Cet assouplissement, voulu par la Commission européenne, a fait dire à la Commissaire en charge des finances Mairead McGuinness: les normes ESRS «établissent un juste équilibre entre la limitation de la charge pesant sur les entreprises concernées et la possibilité pour les entreprises de montrer les efforts qu'elles déploient pour respecter l'agenda du Green Deal et, par conséquent, d'avoir accès à un financement durable». Certaines organisations non gouvernementales (ONG) sont inquiètes, craignant que dans leur dernière version ces normes soient «diluées» (NordSIP). Ainsi, pour ClientEarth: «Les propositions actuelles de la Commission affaiblissent et compromettent le régime d'information sur le développement durable d'une manière qui n'est pas justifiée et qui compromet gravement les objectifs de l'UE en matière de développement durable.»

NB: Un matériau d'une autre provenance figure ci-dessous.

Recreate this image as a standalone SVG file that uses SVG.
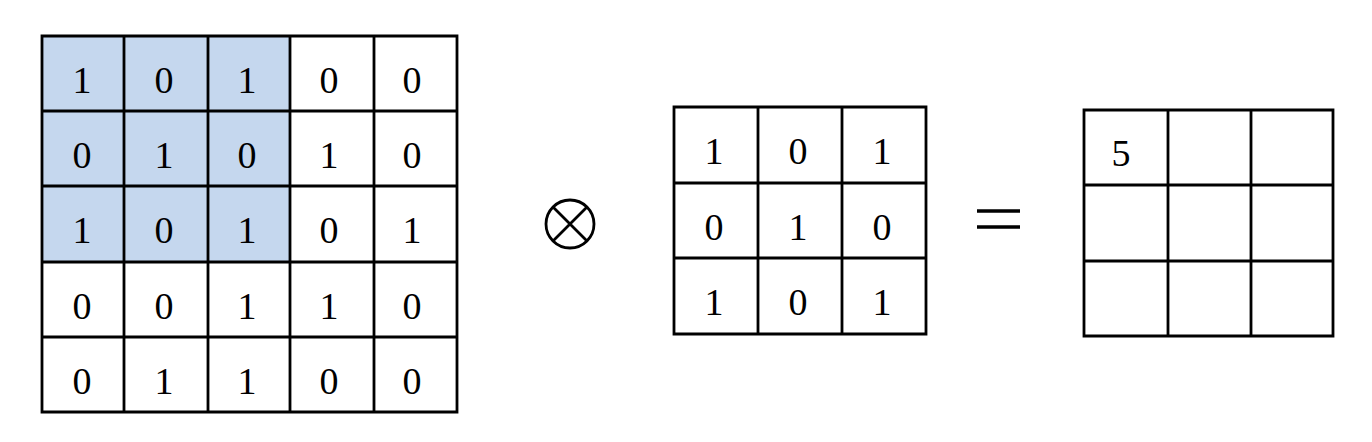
<svg xmlns="http://www.w3.org/2000/svg" width="1372" height="442" viewBox="0 0 1372 442">
<style>
.ln{stroke:#000;stroke-width:2.8;fill:none}
.hl{fill:#C5D7EE;stroke:none}
.t{font-family:"Liberation Serif","Times New Roman",serif;font-size:38px;fill:#000;text-anchor:middle}
</style>
<rect width="1372" height="442" fill="#fff"/>
<g id="input">
<rect class="hl" x="42" y="36" width="248" height="226"/>
<path class="ln" d="M42 36H457V412H42Z M124 36V412 M208 36V412 M290 36V412 M374 36V412 M42 111H457 M42 186H457 M42 262H457 M42 337H457"/>
<g class="t">
<text x="82" y="93">1</text><text x="164" y="93">0</text><text x="247" y="93">1</text><text x="329" y="93">0</text><text x="412" y="93">0</text>
<text x="82" y="168">0</text><text x="164" y="168">1</text><text x="247" y="168">0</text><text x="329" y="168">1</text><text x="412" y="168">0</text>
<text x="82" y="243">1</text><text x="164" y="243">0</text><text x="247" y="243">1</text><text x="329" y="243">0</text><text x="412" y="243">1</text>
<text x="82" y="319">0</text><text x="164" y="319">0</text><text x="247" y="319">1</text><text x="329" y="319">1</text><text x="412" y="319">0</text>
<text x="82" y="394">0</text><text x="164" y="394">1</text><text x="247" y="394">1</text><text x="329" y="394">0</text><text x="412" y="394">0</text>
</g>
</g>
<g id="otimes">
<circle class="ln" cx="570" cy="224" r="24"/>
<path class="ln" d="M553 207L587 241M587 207L553 241"/>
</g>
<g id="kernel">
<path class="ln" d="M674 107H926V334H674Z M758 107V334 M842 107V334 M674 183H926 M674 258H926"/>
<g class="t">
<text x="714" y="164">1</text><text x="798" y="164">0</text><text x="882" y="164">1</text>
<text x="714" y="240">0</text><text x="798" y="240">1</text><text x="882" y="240">0</text>
<text x="714" y="315">1</text><text x="798" y="315">0</text><text x="882" y="315">1</text>
</g>
</g>
<g id="equals">
<path d="M977 211H1020M977 227H1020" stroke="#000" stroke-width="3.5"/>
</g>
<g id="output">
<path class="ln" d="M1084 110H1333V336H1084Z M1168 110V336 M1251 110V336 M1084 185H1333 M1084 261H1333"/>
<text class="t" x="1121" y="166">5</text>
</g>
</svg>
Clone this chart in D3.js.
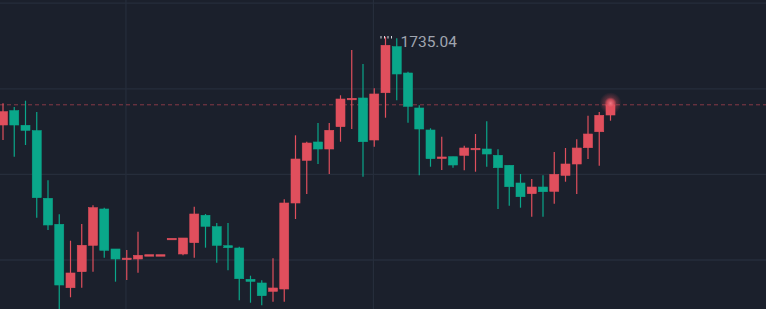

Plusieurs organisations d’investisseurs, notamment les Principes pour l’Investissement Responsable (PRI) et Eurosif, ont également fait part de leurs réserves quant à la flexibilité récemment introduite par la Commission européenne dans les standards ESRS. Elles craignent que leurs membres – de grands investisseurs institutionnels et gestionnaires d’actifs – ne disposent pas des informations nécessaires à l’exercice complet de leurs propres obligations de reporting (notamment dans le cadre de la réglementation européenne SFDR). Si une entreprise considère que la question climatique n’est pas pertinente dans le cadre de son activité, et qu’elle peut donc omettre de publier des données à ce sujet, les investisseurs détenant des actions de cette entreprise pourront-ils lui faire confiance, considérer qu’elle ne génère pas d’impact négatif et donc qu’elle ne contribue pas négativement à la performance ESG de son portefeuille? Pour l’assureur Allianz, cette situation crée un risque de greenwashing pour les institutions financières.

Pour Elise Attal, responsable politique européenne aux PRI, il serait sain que la situation évolue: «La Commission européenne devrait s'engager à rendre obligatoires les indicateurs clés de divulgation sur le climat et les indicateurs environnementaux et sociaux pertinents pour la SFDR lors de la première révision de cet acte délégué en 2026. D'ici là, elle devrait fournir des orientations claires, complètes et solides sur les évaluations de matérialité, afin que les informations matérielles de durabilité ne soient pas omises par les entreprises.»

Les réactions sont plus positives sur les efforts d’harmonisation entre les normes ESRS, les normes GRI (Global Reporting Initiative) et les standards ISSB. L’Union européenne assure s’être souciée de permettre un «degré d’interopérabilité très élevé» entre ces standards, afin d’éviter aux entreprises des efforts de double reporting, ce qui a été salué par la GRI mais aussi par des gestionnaires d’actifs comme Candriam. Si l’harmonisation des normes de durabilité est souhaitée par beaucoup d’acteurs, il demeure des différences importantes entre l’approche de matérialité simple (focus sur les risques financiers pour l’entreprise, défendue par l’ISSB) et celle de matérialité double (prise en compte de l’impact des entreprises sur la société et l’environnement, promue par le GRI et l’Union européenne).

 

1 La durabilité, une question de valeur ou de valeurs?